I kicked any lingering snobbery I had towards the romance genre to the curb when I was hired on at my very first professional library job some 10+ years ago. However, I told myself that it was OK to read romance because “It’s not like I read Harlequins!” Seriously, even this librarian can be an idiot. Then one day I actually read one of those “trashy Harlequins” and I fell in love with that strong, intense focus on the hero and heroine relationship. To this day, when I pick up a category romance, that’s what I’m hungry for. Give me the romance, all of the romance, and let nothing else in the story detour me off the road to Happily-Ever-After Land.

I’ll admit it can be easy to make fun of category romances. The titles. The sometimes dippy cover art. The overblown, over-the-top-sounding back cover blurbs that are staples in some of the lines. I also admit that it can be a confusing sub genre to navigate. Even years after a lot of publishers have fled the sub genre, only leaving Harlequin, there’s so much published every month, so many different lines, that for the uninitiated it can be a little confusing. It also tends to enforce the negative stereotype that because the books are in separate imprints, then all the books are somehow the same. Yes, each line might have certain guidelines, but just as there is more than one historical romance out there about an American heiress in London, or more than one paranormal romance out there about vampire hunters, it does not mean category readers are reading the same book over and over again. Likewise, the authors are not filling out some generic template for their books, cranking a story out in a couple of hours.

Seriously, if only it were that easy, right authors?

This nonsensical idea that All The Books Are The Same proliferates across the genre, but nowhere more than in category.

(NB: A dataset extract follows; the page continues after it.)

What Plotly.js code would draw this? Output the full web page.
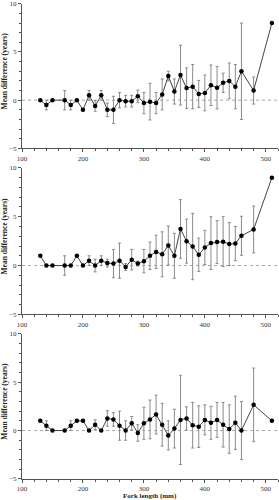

Those of us who love them know that this could not be further from the truth. And because I love banging my head against brick walls, over the coming months I plan on highlighting many of the category romance lines and expounding on what makes these Cute Little Books With The Dreadful Titles so great, and so addicting. Hopefully by the end of these posts, even if you aren’t a converted category romance fan, you’ll maybe come to understand a little bit of why so many of us love them. At the very least, I hope that the members of our community will stop throwing some of those slings and arrows our way. Hey, don’t we get enough of that garbage from everyone on the outside?